Let us now display the results of the fitting:

In [None]:
print(fit1, pars=c("mu", "sigma", "lp__"))
traceplot(fit1, pars=c("mu", "sigma", "lp__"))
pairs(fit1, pars=c("mu", "sigma", "lp__"))

It looks like we can be satisfied with the MCMC convergence: `n_eff` is high enough and `Rhat` close to 1 for all parameters, and all chains seem stationary. The last step is to predict values of the mean consumption of each area in the test data set.
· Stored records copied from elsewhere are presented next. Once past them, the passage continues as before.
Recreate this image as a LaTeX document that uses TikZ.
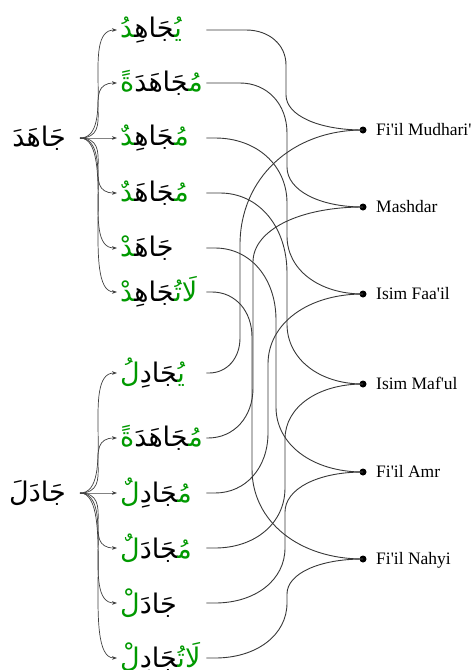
\documentclass[tikz,border=0pt]{standalone}
\usepackage{fontspec}
\usetikzlibrary{arrows.meta,calc}
\newfontfamily\arabicfont[Script=Arabic]{DejaVu Sans}
\newfontfamily\labfont{Liberation Serif}
\definecolor{grn}{rgb}{0,0.6,0}
\definecolor{wirec}{gray}{0.22}
\newcommand\zj{^^^^200d}
\newcommand\G[1]{\textcolor{grn}{#1}}
\newcommand\AR[1]{{\arabicfont\fontsize{27}{30}\selectfont #1}}
\newcommand\kidtext[1]{\makebox[83pt][l]{\AR{#1}}}
% #1 child, #2 dot, #3 x of vertical run, #4 start-corner height, #5 end-corner height, #6 start-corner width
\newcommand\wire[6]{%
 \draw[wire] let \p1=(#1.east), \p2=(#2.center), \n1={ifthenelse(\y2<\y1,-1,1)} in
  (\p1) -- ({#3pt-#6pt},{\y1})
  .. controls ({#3pt-0.42*#6pt},{\y1}) and ({#3pt},{\y1+\n1*0.42*#4pt}) .. ({#3pt},{\y1+\n1*#4pt})
  -- ({#3pt},{\y2-\n1*#5pt})
  .. controls ({#3pt},{\y2-\n1*0.42*#5pt}) and ({0.42*\x2+0.58*#3pt},{\y2}) .. (\p2);}
\tikzset{
 kid/.style={anchor=west, inner xsep=3pt, inner ysep=2pt},
 root/.style={anchor=east, inner xsep=14pt},
 fan/.style={draw=black!75, line width=0.7pt, -{Stealth[length=5pt,width=3.6pt]}},
 wire/.style={draw=wirec, line width=0.9pt},
 dot/.style={circle, fill=black, inner sep=0pt, minimum size=7pt},
 lab/.style={anchor=base west, inner sep=0pt, font=\labfont\fontsize{17.5}{20}\selectfont},
}
\begin{document}
\begin{tikzpicture}[x=1pt,y=1pt]
\useasboundingbox (0,0) rectangle (473,-670);
% roots
\node[root] (r1) at (80,-138) {\AR{جَاهَدَ}};
\node[root] (r2) at (80,-493) {\AR{جَادَلَ}};
% children of first root (pieces in visual left-to-right order)
\node[kid] (t1) at (117,-30)  {\kidtext{\G{\zj دُ}\zj جَاهِ\zj\G{يُ\zj}}};
\node[kid] (t2) at (117,-83)  {\kidtext{\G{ةً}\zj جَاهَدَ\G{مُ\zj}}};
\node[kid] (t3) at (117,-138) {\kidtext{\G{\zj دٌ}\zj جَاهِ\zj\G{مُ\zj}}};
\node[kid] (t4) at (117,-193) {\kidtext{\G{\zj دٌ}\zj جَاهَ\zj\G{مُ\zj}}};
\node[kid] (t5) at (117,-248) {\kidtext{\G{\zj دْ}جَاهَ\zj}};
\node[kid] (t6) at (117,-292) {\kidtext{\G{\zj دْ}\zj جَاهِ\zj\G{لَاتُ\zj}}};
% children of second root
\node[kid] (b1) at (117,-373) {\kidtext{\G{لُ}\zj جَادِ\G{يُ\zj}}};
\node[kid] (b2) at (117,-438) {\kidtext{\G{ةً}\zj جَاهَدَ\G{مُ\zj}}};
\node[kid] (b3) at (117,-493) {\kidtext{\G{لٌ}\zj جَادِ\G{مُ\zj}}};
\node[kid] (b4) at (117,-548) {\kidtext{\G{لٌ}\zj جَادَ\G{مُ\zj}}};
\node[kid] (b5) at (117,-603) {\kidtext{\G{لْ}جَادَ}};
\node[kid] (b6) at (117,-658) {\kidtext{\G{لْ}\zj جَادِ\G{لَاتُ\zj}}};
% dots and labels
\node[dot] (d1) at (363,-130) {};
\node[dot] (d2) at (363,-207) {};
\node[dot] (d3) at (363,-294) {};
\node[dot] (d4) at (363,-384) {};
\node[dot] (d5) at (363,-472) {};
\node[dot] (d6) at (363,-559) {};
\node[lab] (l1) at (376,-135) {Fi'il Mudhari'};
\node[lab] (l2) at (376,-212) {Mashdar};
\node[lab] (l3) at (376,-299) {Isim Faa'il};
\node[lab] (l4) at (376,-389) {Isim Maf'ul};
\node[lab] (l5) at (376,-477) {Fi'il Amr};
\node[lab] (l6) at (376,-564) {Fi'il Nahyi};
% fans
\foreach \k in {t1,t2,t3,t4,t5,t6}
  \draw[fan] (r1.east) .. controls (\k.west |- r1.east) and (r1.east |- \k.west) .. (\k.west);
\foreach \k in {b1,b2,b3,b4,b5,b6}
  \draw[fan] (r2.east) .. controls (\k.west |- r2.east) and (r2.east |- \k.west) .. (\k.west);
% wires
\wire{t1}{d1}{286}{35}{35}{40}
\wire{t2}{d2}{287}{50}{40}{47}
\wire{t3}{d3}{287}{65}{58}{72}
\wire{t4}{d4}{287}{80}{60}{67}
\wire{t5}{d5}{276}{72}{65}{61}
\wire{t6}{d6}{252}{45}{90}{40}
\wire{b1}{d1}{240}{35}{115}{31}
\wire{b2}{d2}{253}{50}{55}{45}
\wire{b3}{d3}{268}{60}{70}{53}
\wire{b4}{d4}{285}{60}{55}{70}
\wire{b5}{d5}{285}{55}{40}{70}
\wire{b6}{d6}{287}{55}{35}{72}
\end{tikzpicture}
\end{document}
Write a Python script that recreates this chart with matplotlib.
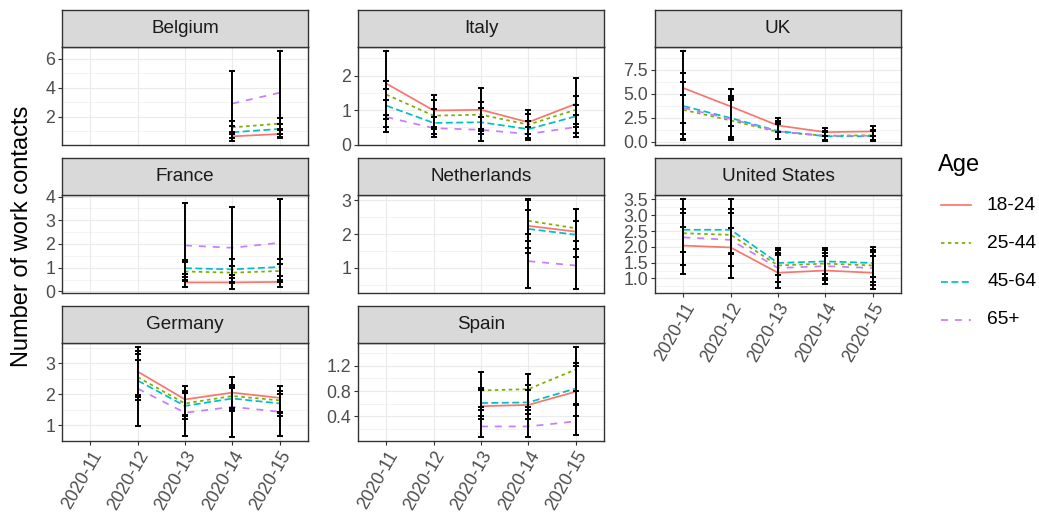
import numpy as np
import matplotlib.pyplot as plt
from matplotlib.ticker import MultipleLocator

plt.rcParams['font.family'] = ['Liberation Sans', 'DejaVu Sans']

nan = np.nan

WEEKS = ['2020-11', '2020-12', '2020-13', '2020-14', '2020-15']
AGES = ['18-24', '25-44', '45-64', '65+']

# rows: age groups, columns: weeks
belgium_mean = [[nan, nan, nan, 0.64, 0.80],
                [nan, nan, nan, 1.26, 1.52],
                [nan, nan, nan, 0.92, 1.15],
                [nan, nan, nan, 2.90, 3.65]]
belgium_lo = [[nan, nan, nan, 0.35, 0.55],
              [nan, nan, nan, 0.80, 1.15],
              [nan, nan, nan, 0.55, 0.80],
              [nan, nan, nan, 0.50, 0.60]]
belgium_hi = [[nan, nan, nan, 0.95, 1.10],
              [nan, nan, nan, 1.68, 1.90],
              [nan, nan, nan, 1.35, 1.50],
              [nan, nan, nan, 5.15, 6.50]]

italy_mean = [[1.77, 0.99, 1.01, 0.65, 1.18],
              [1.45, 0.84, 0.87, 0.58, 1.01],
              [1.13, 0.63, 0.65, 0.45, 0.82],
              [0.80, 0.48, 0.43, 0.31, 0.51]]
italy_lo = [[0.85, 0.50, 0.45, 0.30, 0.60],
            [0.75, 0.45, 0.40, 0.30, 0.50],
            [0.50, 0.30, 0.30, 0.20, 0.35],
            [0.37, 0.21, 0.12, 0.15, 0.21]]
italy_hi = [[2.70, 1.45, 1.64, 1.01, 1.93],
            [1.85, 1.30, 1.23, 0.90, 1.42],
            [1.60, 1.03, 1.05, 0.70, 1.15],
            [1.30, 0.80, 0.80, 0.50, 0.87]]

uk_mean = [[5.58, 3.66, 1.67, 0.98, 1.05],
           [3.30, 2.20, 1.00, 0.60, 0.65],
           [3.70, 2.45, 1.10, 0.55, 0.55],
           [3.50, 2.35, 1.05, 0.60, 0.60]]
uk_lo = [[1.90, 1.65, 0.95, 0.60, 0.60],
         [0.30, 0.18, 0.30, 0.15, 0.20],
         [0.18, 0.50, 0.25, 0.10, 0.10],
         [0.80, 0.30, 0.30, 0.15, 0.15]]
uk_hi = [[9.40, 5.47, 2.44, 1.40, 1.60],
         [6.20, 4.36, 1.90, 1.10, 1.15],
         [7.15, 4.70, 2.10, 1.05, 1.10],
         [4.90, 4.50, 1.80, 1.00, 1.05]]

france_mean = [[nan, nan, 0.38, 0.38, 0.40],
               [nan, nan, 0.84, 0.79, 0.86],
               [nan, nan, 0.98, 0.93, 1.03],
               [nan, nan, 1.94, 1.84, 2.05]]
france_lo = [[nan, nan, 0.17, 0.12, 0.20],
             [nan, nan, 0.50, 0.35, 0.40],
             [nan, nan, 0.45, 0.40, 0.50],
             [nan, nan, 0.60, 0.55, 0.65]]
france_hi = [[nan, nan, 0.75, 0.70, 0.65],
             [nan, nan, 1.25, 1.07, 1.14],
             [nan, nan, 1.31, 1.35, 1.35],
             [nan, nan, 3.72, 3.58, 3.88]]

netherlands_mean = [[nan, nan, nan, 2.24, 2.07],
                    [nan, nan, nan, 2.39, 2.17],
                    [nan, nan, nan, 2.15, 1.98],
                    [nan, nan, nan, 1.20, 1.07]]
netherlands_lo = [[nan, nan, nan, 1.44, 1.31],
                  [nan, nan, nan, 1.78, 1.56],
                  [nan, nan, nan, 1.60, 1.56],
                  [nan, nan, nan, 0.40, 0.39]]
netherlands_hi = [[nan, nan, nan, 3.00, 2.73],
                  [nan, nan, nan, 3.02, 2.73],
                  [nan, nan, nan, 2.71, 2.37],
                  [nan, nan, nan, 2.00, 1.80]]

us_mean = [[2.04, 1.98, 1.18, 1.25, 1.18],
           [2.43, 2.38, 1.41, 1.47, 1.41],
           [2.54, 2.54, 1.49, 1.54, 1.49],
           [2.30, 2.22, 1.33, 1.39, 1.33]]
us_lo = [[1.13, 1.00, 0.71, 0.81, 0.68],
         [1.83, 1.77, 0.88, 0.95, 0.80],
         [1.44, 1.39, 1.10, 1.15, 1.05],
         [1.85, 1.80, 0.90, 1.00, 0.90]]
us_hi = [[3.20, 3.20, 1.80, 1.70, 1.85],
         [3.06, 3.06, 1.96, 1.96, 1.99],
         [3.50, 3.50, 1.90, 1.90, 1.90],
         [2.64, 2.60, 1.75, 1.80, 1.70]]

germany_mean = [[nan, 2.73, 1.83, 2.05, 1.88],
                [nan, 2.55, 1.70, 1.94, 1.80],
                [nan, 2.44, 1.62, 1.86, 1.70],
                [nan, 2.18, 1.40, 1.59, 1.43]]
germany_lo = [[nan, 1.90, 1.32, 1.55, 1.43],
              [nan, 1.96, 1.30, 1.50, 1.40],
              [nan, 1.80, 1.20, 1.45, 1.30],
              [nan, 0.98, 0.66, 0.63, 0.66]]
germany_hi = [[nan, 3.51, 2.25, 2.57, 2.28],
              [nan, 3.30, 2.05, 2.23, 2.02],
              [nan, 3.40, 2.10, 2.30, 2.10],
              [nan, 3.09, 2.05, 2.20, 2.00]]

spain_mean = [[nan, nan, 0.56, 0.58, 0.79],
              [nan, nan, 0.81, 0.83, 1.14],
              [nan, nan, 0.61, 0.62, 0.84],
              [nan, nan, 0.24, 0.24, 0.32]]
spain_lo = [[nan, nan, 0.35, 0.35, 0.40],
            [nan, nan, 0.50, 0.55, 0.80],
            [nan, nan, 0.40, 0.44, 0.58],
            [nan, nan, 0.08, 0.08, 0.105]]
spain_hi = [[nan, nan, 0.82, 0.82, 1.20],
            [nan, nan, 1.10, 1.07, 1.49],
            [nan, nan, 0.85, 0.90, 1.25],
            [nan, nan, 0.55, 0.50, 0.60]]

COLORS = ['#F8766D', '#7CAE00', '#00BFC4', '#C77CFF']
DASHES = [None, (2.0, 2.0), (4.0, 2.0), (4.0, 4.0)]

# name, data, column, row, y breaks, break labels
panels = [
    ('Belgium', belgium_mean, belgium_lo, belgium_hi, 0, 0, [2, 4, 6], None),
    ('Italy', italy_mean, italy_lo, italy_hi, 1, 0, [0, 1, 2], None),
    ('UK', uk_mean, uk_lo, uk_hi, 2, 0, [0, 2.5, 5, 7.5], ['0.0', '2.5', '5.0', '7.5']),
    ('France', france_mean, france_lo, france_hi, 0, 1, [0, 1, 2, 3, 4], None),
    ('Netherlands', netherlands_mean, netherlands_lo, netherlands_hi, 1, 1, [1, 2, 3], None),
    ('United States', us_mean, us_lo, us_hi, 2, 1, [1, 1.5, 2, 2.5, 3, 3.5],
     ['1.0', '1.5', '2.0', '2.5', '3.0', '3.5']),
    ('Germany', germany_mean, germany_lo, germany_hi, 0, 2, [1, 2, 3], None),
    ('Spain', spain_mean, spain_lo, spain_hi, 1, 2, [0.4, 0.8, 1.2], ['0.4', '0.8', '1.2']),
]

W, H = 1039, 523
fig = plt.figure(figsize=(W / 100, H / 100), dpi=100)

col_left = [62, 358, 655]
panel_w = 246
row_top = [10, 158, 306]
strip_h = 37
panel_h = 98
border = '#333333'


def box(left, top, w, h):
    return [left / W, 1 - (top + h) / H, w / W, h / H]


x = np.arange(len(WEEKS))
for name, mean, lo, hi, c, r, ticks, labels in panels:
    left = col_left[c]
    top = row_top[r]
    ax = fig.add_axes(box(left, top + strip_h, panel_w, panel_h))
    mean = np.array(mean)
    lo = np.array(lo)
    hi = np.array(hi)
    for i in range(len(AGES)):
        line, = ax.plot(x, mean[i], color=COLORS[i], lw=1.25)
        if DASHES[i]:
            line.set_dashes(DASHES[i])
    for i in range(len(AGES)):
        ok = ~np.isnan(mean[i])
        ax.errorbar(x[ok], mean[i][ok], yerr=[mean[i][ok] - lo[i][ok], hi[i][ok] - mean[i][ok]],
                    fmt='none', ecolor='black', elinewidth=1.4, capsize=2.2, capthick=1.4)
    ymin = np.nanmin(lo)
    ymax = np.nanmax(hi)
    pad = (ymax - ymin) * 0.05
    ax.set_ylim(ymin - pad, ymax + pad)
    ax.set_xlim(-0.6, len(WEEKS) - 0.4)
    ax.set_yticks(ticks)
    if labels:
        ax.set_yticklabels(labels)
    ax.yaxis.set_minor_locator(MultipleLocator((ticks[1] - ticks[0]) / 2))
    ax.grid(True, which='major', color='#EBEBEB', lw=0.8)
    ax.grid(True, which='minor', axis='y', color='#EBEBEB', lw=0.4)
    ax.set_axisbelow(True)
    ax.tick_params(axis='y', which='minor', length=0)
    ax.tick_params(axis='both', which='major', colors=border, labelcolor='#4D4D4D',
                   labelsize=12.8, length=3, width=0.8, pad=2)
    ax.set_xticks(x)
    if r == 2 or name == 'United States':
        ax.set_xticklabels(WEEKS, rotation=60, ha='right', va='top', rotation_mode='anchor')
    else:
        ax.set_xticklabels([])
        ax.tick_params(axis='x', length=0)
    for s in ax.spines.values():
        s.set_color(border)
        s.set_linewidth(1.0)

    st = fig.add_axes(box(left, top, panel_w, strip_h))
    st.set_facecolor('#D9D9D9')
    st.set_xticks([])
    st.set_yticks([])
    for s in st.spines.values():
        s.set_color(border)
        s.set_linewidth(1.0)
    st.text(0.5, 0.5, name, ha='center', va='center', fontsize=13.6, color='#1A1A1A',
            transform=st.transAxes)

fig.text(22 / W, 1 - 236 / H, 'Number of work contacts', rotation=90, ha='center',
         va='center', fontsize=17, color='black')

# legend
fig.text(938 / W, 1 - 165 / H, 'Age', ha='left', va='center', fontsize=17)
leg_y = [205, 243, 282, 320]
for i, age in enumerate(AGES):
    yy = 1 - leg_y[i] / H
    ln, = fig.add_artist(plt.Line2D([941 / W, 971 / W], [yy, yy], color=COLORS[i], lw=1.25)),
    if DASHES[i]:
        ln.set_dashes(DASHES[i])
    fig.text(987 / W, yy, age, ha='left', va='center', fontsize=13.8)

fig.savefig('out.png', dpi=100)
We calculate this prediction from the ratios of houses and apartments, and from the mean estimated values of the distributions in the mixture model.

In [None]:
# Extracting distribution parameters from the fit object
la <- rstan::extract(fit1, permuted = TRUE)
mu <- colMeans(la$mu)
sigma <- colMeans(la$sigma)

# Predict the consumption of the test data from the ratios
test$y <- test$ratio_house * rlnorm(nrow(test), mu[1], sigma[1]) +
  test$ratio_apartment * rlnorm(nrow(test), mu[2], sigma[2])

# Plot to compare measured and predicted consumption on the test data
ggplot(data=test) +
  geom_histogram(mapping=aes(x=mean_consumption), bins=50, color='blue', alpha=0.3) +
  geom_histogram(mapping=aes(x=y), bins=50, color='red', alpha=0.3)